* _PROBLEM TO WORK ON_
Find the string "chart" in the entries and copy each line that has it.

* _DATASET RECORDS_

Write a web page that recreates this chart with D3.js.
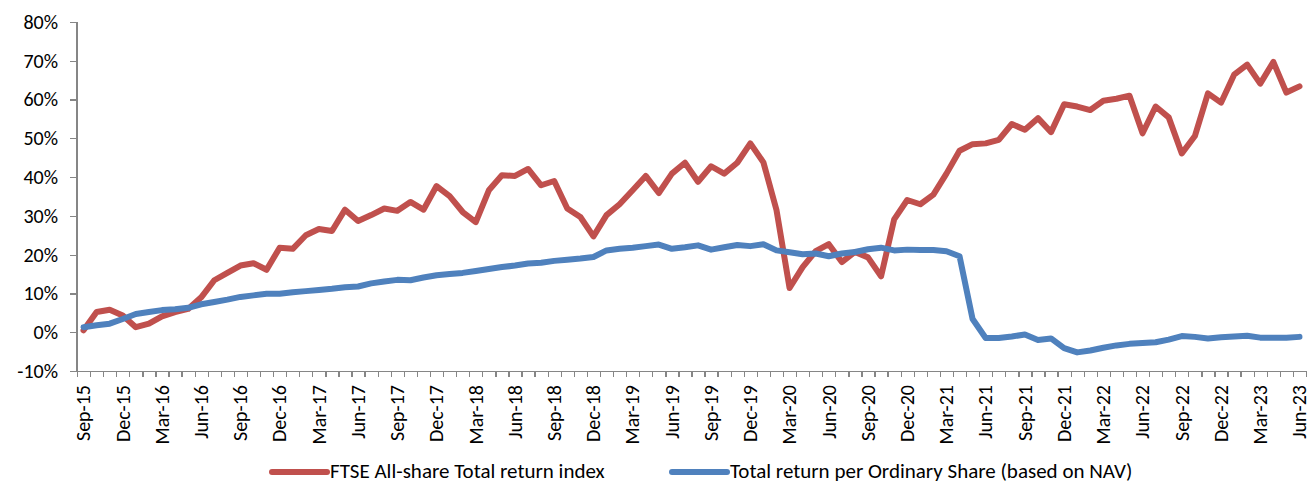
<!DOCTYPE html>
<html>
<head>
<meta charset="utf-8">
<script src="https://cdn.jsdelivr.net/npm/d3@7"></script>
<style>
  body { margin: 0; background: #fff; }
  .axis path, .axis line { stroke: #868686; stroke-width: 1.3; shape-rendering: crispEdges; }
  .axis text, .label, .legend text { font-family: Carlito, Calibri, Lato, sans-serif; fill: #000; }
  .series { fill: none; stroke-width: 6; stroke-linejoin: round; stroke-linecap: round; }
</style>
</head>
<body>
<div id="chart"></div>
<script>
// Monthly categories, Sep-15 .. Jun-23
const categories = [
  'Sep-15', 'Oct-15', 'Nov-15', 'Dec-15',
  'Jan-16', 'Feb-16', 'Mar-16', 'Apr-16', 'May-16', 'Jun-16', 'Jul-16', 'Aug-16', 'Sep-16', 'Oct-16', 'Nov-16', 'Dec-16',
  'Jan-17', 'Feb-17', 'Mar-17', 'Apr-17', 'May-17', 'Jun-17', 'Jul-17', 'Aug-17', 'Sep-17', 'Oct-17', 'Nov-17', 'Dec-17',
  'Jan-18', 'Feb-18', 'Mar-18', 'Apr-18', 'May-18', 'Jun-18', 'Jul-18', 'Aug-18', 'Sep-18', 'Oct-18', 'Nov-18', 'Dec-18',
  'Jan-19', 'Feb-19', 'Mar-19', 'Apr-19', 'May-19', 'Jun-19', 'Jul-19', 'Aug-19', 'Sep-19', 'Oct-19', 'Nov-19', 'Dec-19',
  'Jan-20', 'Feb-20', 'Mar-20', 'Apr-20', 'May-20', 'Jun-20', 'Jul-20', 'Aug-20', 'Sep-20', 'Oct-20', 'Nov-20', 'Dec-20',
  'Jan-21', 'Feb-21', 'Mar-21', 'Apr-21', 'May-21', 'Jun-21', 'Jul-21', 'Aug-21', 'Sep-21', 'Oct-21', 'Nov-21', 'Dec-21',
  'Jan-22', 'Feb-22', 'Mar-22', 'Apr-22', 'May-22', 'Jun-22', 'Jul-22', 'Aug-22', 'Sep-22', 'Oct-22', 'Nov-22', 'Dec-22',
  'Jan-23', 'Feb-23', 'Mar-23', 'Apr-23', 'May-23', 'Jun-23'
];

// Labels shown on the x axis (every third month)
const tickLabels = [
  'Sep-15', 'Dec-15', 'Mar-16', 'Jun-16', 'Sep-16', 'Dec-16', 'Mar-17', 'Jun-17',
  'Sep-17', 'Dec-17', 'Mar-18', 'Jun-18', 'Sep-18', 'Dec-18', 'Mar-19', 'Jun-19',
  'Sep-19', 'Dec-19', 'Mar-20', 'Jun-20', 'Sep-20', 'Dec-20', 'Mar-21', 'Jun-21',
  'Sep-21', 'Dec-21', 'Mar-22', 'Jun-22', 'Sep-22', 'Dec-22', 'Mar-23', 'Jun-23'
];

const yTicks = [-10, 0, 10, 20, 30, 40, 50, 60, 70, 80];

// FTSE All-share Total return index (%)
const ftseValues = [
  0.5, 5.2, 5.8, 4.3,
  1.3, 2.2, 4.1, 5.2, 6.0, 9.0, 13.4, 15.3, 17.2, 17.8, 16.1, 21.8,
  21.5, 25.0, 26.6, 26.1, 31.6, 28.7, 30.2, 31.9, 31.3, 33.6, 31.6, 37.7,
  35.1, 31.0, 28.4, 36.6, 40.5, 40.3, 42.1, 37.9, 39.0, 31.9, 29.7, 24.7,
  30.2, 33.0, 36.6, 40.3, 35.9, 40.9, 43.7, 38.8, 42.8, 40.9, 43.7, 48.7,
  43.8, 31.5, 11.4, 16.8, 20.9, 22.7, 18.1, 20.7, 19.3, 14.4, 29.1, 34.1,
  33.0, 35.5, 40.9, 46.8, 48.5, 48.7, 49.6, 53.7, 52.2, 55.2, 51.6, 58.8,
  58.2, 57.3, 59.7, 60.2, 61.0, 51.3, 58.2, 55.4, 46.1, 50.6, 61.6, 59.2,
  66.4, 69.0, 64.1, 69.7, 61.8, 63.4
];

// Total return per Ordinary Share (based on NAV) (%)
const navValues = [
  1.3, 1.8, 2.2, 3.4,
  4.7, 5.2, 5.7, 5.9, 6.3, 7.2, 7.8, 8.4, 9.1, 9.5, 9.9, 9.9,
  10.3, 10.6, 10.9, 11.2, 11.6, 11.8, 12.6, 13.1, 13.5, 13.4, 14.1, 14.7,
  15.0, 15.3, 15.8, 16.3, 16.8, 17.2, 17.7, 17.9, 18.4, 18.7, 19.0, 19.4,
  21.1, 21.5, 21.8, 22.2, 22.6, 21.5, 21.9, 22.4, 21.3, 21.9, 22.5, 22.2,
  22.7, 21.1, 20.6, 20.1, 20.3, 19.6, 20.3, 20.7, 21.4, 21.8, 21.1, 21.3,
  21.2, 21.2, 20.9, 19.6, 3.4, -1.5, -1.5, -1.1, -0.6, -2.0, -1.6, -4.1,
  -5.2, -4.7, -4.0, -3.4, -3.0, -2.8, -2.6, -1.9, -1.0, -1.2, -1.6, -1.3,
  -1.1, -0.9, -1.4, -1.4, -1.4, -1.2
];

const seriesNames = ['FTSE All-share Total return index', 'Total return per Ordinary Share (based on NAV)'];
const seriesColors = ['#C0504D', '#4F81BD'];

const W = 1313, H = 484;
const plot = { left: 77, right: 1306, top: 22, bottom: 371 };

const svg = d3.select('#chart').append('svg')
  .attr('width', W)
  .attr('height', H);

// Scales: one band per month, points centred in the band
const x = d3.scaleLinear()
  .domain([-0.5, categories.length - 0.5])
  .range([plot.left, plot.right]);

const y = d3.scaleLinear()
  .domain([-10, 80])
  .range([plot.bottom, plot.top]);

// Y axis
svg.append('g')
  .attr('class', 'axis')
  .attr('transform', `translate(${plot.left},0)`)
  .call(d3.axisLeft(y).tickValues(yTicks).tickFormat(d => d + '%').tickSize(7).tickPadding(12))
  .call(g => g.select('.domain').attr('d', `M0,${plot.top}V${plot.bottom}`))
  .selectAll('text')
  .style('font-size', '20px');

// X axis (tick marks between categories)
svg.append('g')
  .attr('class', 'axis')
  .attr('transform', `translate(0,${plot.bottom})`)
  .call(d3.axisBottom(x)
    .tickValues(d3.range(categories.length + 1).map(i => i - 0.5))
    .tickFormat('')
    .tickSize(6)
    .tickSizeOuter(0));

// X tick labels, rotated
svg.append('g')
  .selectAll('text')
  .data(tickLabels)
  .enter()
  .append('text')
  .attr('class', 'label')
  .attr('transform', d => `translate(${x(categories.indexOf(d))},385) rotate(-90)`)
  .attr('text-anchor', 'end')
  .attr('dy', '0.34em')
  .style('font-size', '20px')
  .text(d => d);

// Lines
const line = d3.line()
  .x((d, i) => x(i))
  .y(d => y(d));

[ftseValues, navValues].forEach((vals, k) => {
  svg.append('path')
    .datum(vals)
    .attr('class', 'series')
    .attr('stroke', seriesColors[k])
    .attr('d', line);
});

// Legend
const legendX = [272, 672];
const legend = svg.append('g').attr('class', 'legend');
seriesNames.forEach((name, k) => {
  legend.append('line')
    .attr('x1', legendX[k])
    .attr('x2', legendX[k] + 55)
    .attr('y1', 472)
    .attr('y2', 472)
    .attr('stroke', seriesColors[k])
    .attr('stroke-width', 6)
    .attr('stroke-linecap', 'round');
  legend.append('text')
    .attr('x', legendX[k] + 58)
    .attr('y', 478)
    .style('font-size', '21px')
    .text(name);
});
</script>
</body>
</html>
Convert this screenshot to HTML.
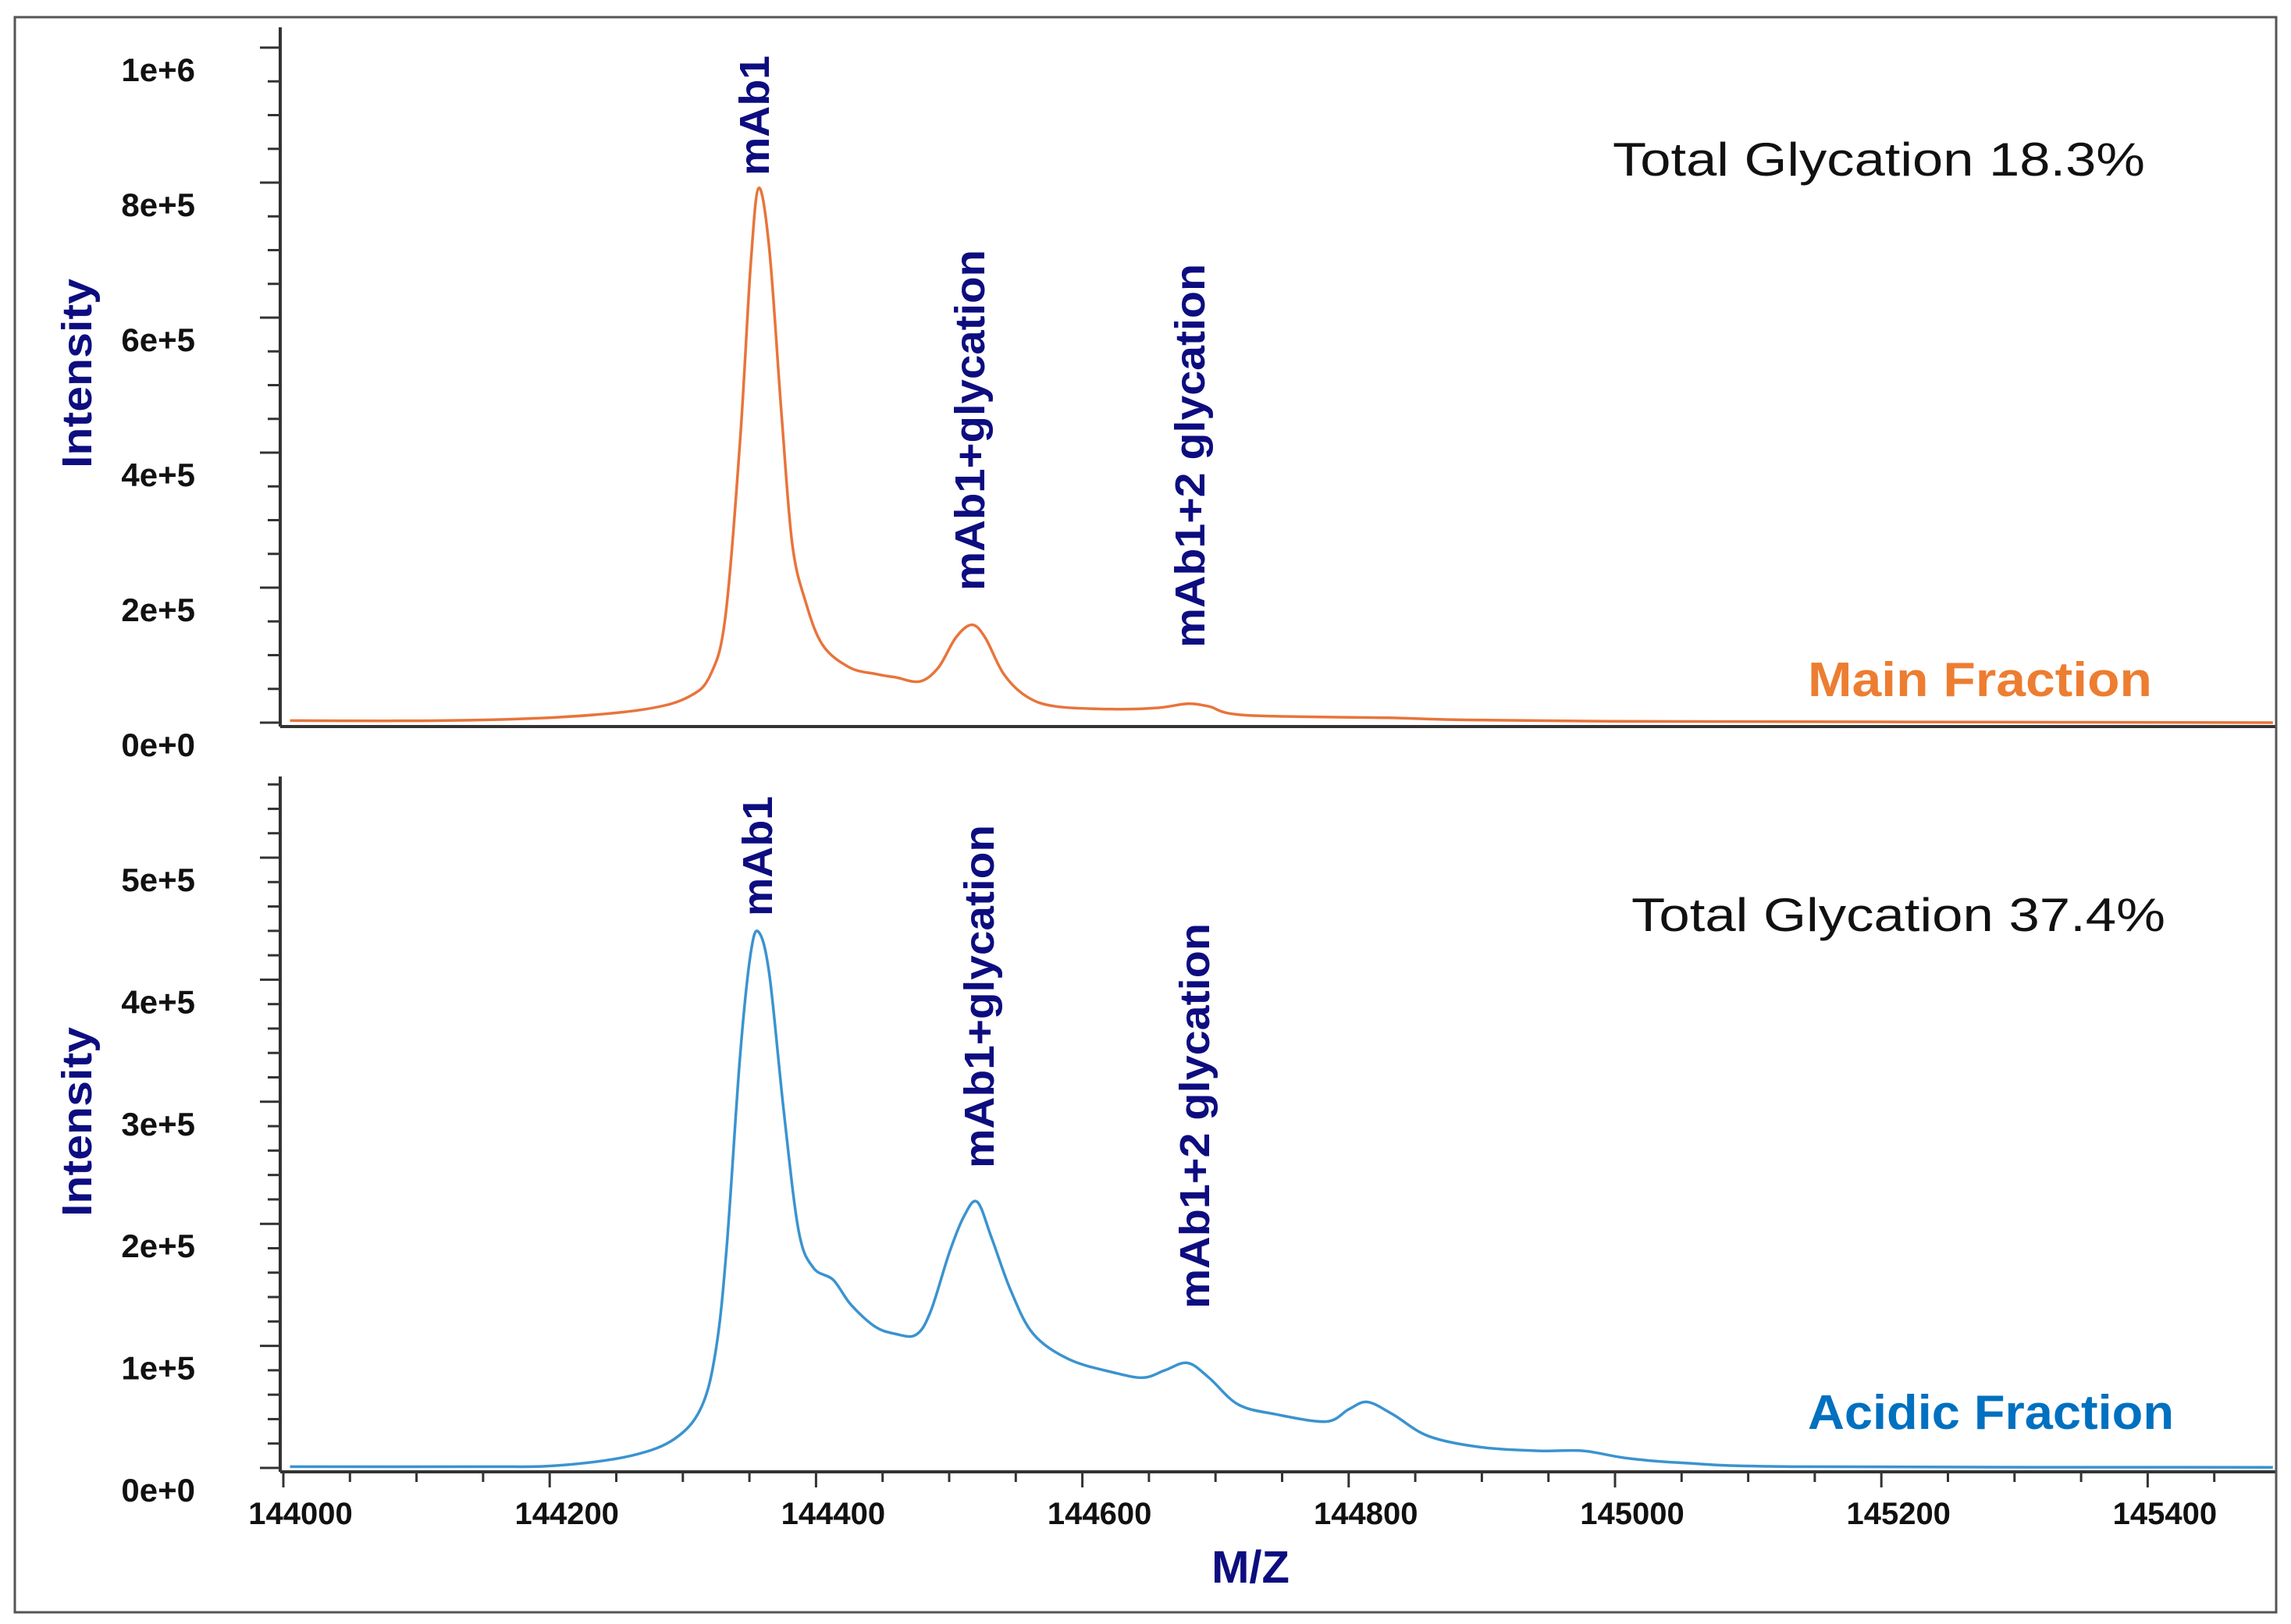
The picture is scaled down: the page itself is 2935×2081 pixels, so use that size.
<!DOCTYPE html>
<html><head><meta charset="utf-8"><style>
html,body{margin:0;padding:0;background:#fff}
svg{display:block}
text{font-family:"Liberation Sans",sans-serif}
</style></head><body>
<svg id="chart" width="2935" height="2081" viewBox="0 0 2935 2081" xmlns="http://www.w3.org/2000/svg">
<rect x="19" y="22" width="2897" height="2044" fill="#fff" stroke="#9a9a9a" stroke-width="2"/>
<g id="g"></g>
</svg>
<script>
// ---- data ----
const mzTicks = [144000,144200,144400,144600,144800,145000,145200,145400];
const topYTicks = [0,200000,400000,600000,800000,1000000];
const topYLabels = ["0e+0","2e+5","4e+5","6e+5","8e+5","1e+6"];
const botYTicks = [0,100000,200000,300000,400000,500000];
const botYLabels = ["0e+0","1e+5","2e+5","3e+5","4e+5","5e+5"];
const mainMz = [144005,144118,144206,144272,144305,144321,144332,144343,144351,144357,144365,144374,144382,144392,144405,144425,144445,144460,144478,144492,144505,144517,144527,144541,144558,144580,144624,144657,144679,144695,144723,144833,144888,144998,145218,145494];
const mainInt = [3000,3000,8000,20000,39000,72000,158000,419000,680000,792000,700000,460000,267000,180000,115000,82000,72000,67000,61000,82000,126000,145000,126000,72000,39000,24000,20000,22000,28000,24000,11000,7000,4000,2000,1000,0];
const acidMz = [144005,144150,144206,144261,144294,144314,144325,144333,144343,144351,144357,144365,144376,144387,144398,144413,144426,144444,144459,144475,144486,144500,144511,144521,144532,144546,144563,144590,144624,144646,144662,144679,144695,144717,144745,144783,144800,144814,144833,144860,144899,144943,144976,145009,145053,145141,145494];
const acidInt = [1000,1000,2000,10000,24000,50000,98000,182000,338000,422000,439000,404000,290000,194000,164000,154000,134000,116000,110000,109000,128000,176000,206000,218000,188000,146000,110000,89000,78000,74000,80000,86000,74000,52000,44000,38000,48000,54000,44000,26000,17000,14000,14000,8000,4000,1000,500];

// ---- axes ----
const X0=363, PXU=1.706;
const xs = v => X0 + (v-144000)*PXU;
const yTop = v => 926 - v*0.000865;
const yBot = v => 1881 - v*0.001564;
const NS="http://www.w3.org/2000/svg";
const g=document.getElementById('g');
function mk(tag, attrs, parent){const e=document.createElementNS(NS,tag);for(const k in attrs)e.setAttribute(k,attrs[k]);(parent||g).appendChild(e);return e;}

function panel(yf, yt, ylab, ytop, ybottom, minorStep, maxV, name, xticks){
  const grp=mk('g',{});
  
  
  const ya=mk('line',{x1:X0-4,y1:ytop,x2:X0-4,y2:ybottom+5,stroke:'#333','stroke-width':4},grp);
  
  
  const xa=mk('line',{x1:X0-4,y1:ybottom+5,x2:2916,y2:ybottom+5,stroke:'#333','stroke-width':4},grp);
  
  
  for(let v=0; v<=maxV; v+=minorStep){
    const major = yt.includes(v);
    const t=mk('line',{x1:major?X0-30:X0-20,y1:yf(v),x2:X0-4,y2:yf(v),stroke:'#333','stroke-width':3},grp);
    
    
  }
  yt.forEach((v,i)=>{
    const t=mk('text',{x:250,y:yf(v)+43,'text-anchor':'end','font-size':42,'font-weight':'bold',fill:'#111'},grp);
    t.textContent=ylab[i];
    
    
  });
  if(xticks){
    for(let v=144000; v<=145450; v+=50){
      const major=(v%200===0);
      const t=mk('line',{x1:xs(v),y1:ybottom+5,x2:xs(v),y2:ybottom+5+(major?20:13),stroke:'#333','stroke-width':3},grp);
      
      
    }
  }
  return grp;
}
panel(yTop, topYTicks, topYLabels, 35, 926, 50000, 1000000, 'main', false);
panel(yBot, botYTicks, botYLabels, 995, 1881, 20000, 560000, 'acidic', true);
mzTicks.forEach(v=>{
  const t=mk('text',{x:xs(v)+22,y:1953,'text-anchor':'middle','font-size':40,'font-weight':'bold',fill:'#111'});
  t.textContent=v;
  
  
});
mk('rect',{x:19,y:22,width:2897,height:2044,fill:'none',stroke:'#555','stroke-width':3});

function series(mz, it, yf, color, name){
  const P = mz.map((m,i)=>[xs(m), yf(it[i])]);
  let d='M'+P[0][0].toFixed(1)+' '+P[0][1].toFixed(1);
  for(let i=0;i<P.length-1;i++){
    const p0=P[Math.max(0,i-1)], p1=P[i], p2=P[i+1], p3=P[Math.min(P.length-1,i+2)];
    const c1=[p1[0]+(p2[0]-p0[0])/6, p1[1]+(p2[1]-p0[1])/6];
    const c2=[p2[0]-(p3[0]-p1[0])/6, p2[1]-(p3[1]-p1[1])/6];
    d+=` C${c1[0].toFixed(1)} ${c1[1].toFixed(1)} ${c2[0].toFixed(1)} ${c2[1].toFixed(1)} ${p2[0].toFixed(1)} ${p2[1].toFixed(1)}`;
  }
  const p=mk('path',{d:d,fill:'none',stroke:color,'stroke-width':3.5,'stroke-linejoin':'round'});
  
  
}
series(mainMz, mainInt, yTop, '#E8743B', 'main-fraction-line');
series(acidMz, acidInt, yBot, '#3A93D0', 'acidic-fraction-line');

function txt(s,attrs,name){const t=mk('text',attrs);t.textContent=s;return t;}
function vtxt(s,cx,bottom,len,name){
  return txt(s,{transform:`translate(${cx+18},${bottom}) rotate(-90)`,'font-size':54,'font-weight':'bold',fill:'#0D0D80',textLength:len,lengthAdjust:'spacingAndGlyphs'},name);
}
vtxt('Intensity',99,600,243,'y-axis-title-top');
vtxt('Intensity',99,1559,243,'y-axis-title-bottom');
vtxt('mAb1',967,225,154,'peak-label-mab1-top');
vtxt('mAb1+glycation',1243,757,437,'peak-label-glycation-top');
vtxt('mAb1+2 glycation',1525,830,492,'peak-label-2-glycation-top');
vtxt('mAb1',971,1174,154,'peak-label-mab1-bottom');
vtxt('mAb1+glycation',1255,1497,440,'peak-label-glycation-bottom');
vtxt('mAb1+2 glycation',1531,1677,494,'peak-label-2-glycation-bottom');
txt('Total Glycation 18.3%',{x:2066,y:225,'font-size':60,fill:'#111',textLength:682,lengthAdjust:'spacingAndGlyphs'},'total-glycation-main');
txt('Total Glycation 37.4%',{x:2090,y:1193,'font-size':60,fill:'#111',textLength:684,lengthAdjust:'spacingAndGlyphs'},'total-glycation-acidic');
txt('Main Fraction',{x:2316,y:892,'font-size':62,'font-weight':'bold',fill:'#ED7D31',textLength:441,lengthAdjust:'spacingAndGlyphs'},'legend-main-fraction');
txt('Acidic Fraction',{x:2316,y:1831,'font-size':62,'font-weight':'bold',fill:'#0070C0',textLength:469,lengthAdjust:'spacingAndGlyphs'},'legend-acidic-fraction');
txt('M/Z',{x:1602,y:2028,'text-anchor':'middle','font-size':58,'font-weight':'bold',fill:'#0D0D80'},'x-axis-title');
</script>
</body></html>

* _SOLUTION FOR THIS PROBLEM_
Write a web page that recreates this chart with D3.js.
<div id="chart"></div>
const svg = d3.select('#chart').append('svg')
<svg id="chart" width="2935" height="2081" viewBox="0 0 2935 2081" xmlns="http://www.w3.org/2000/svg">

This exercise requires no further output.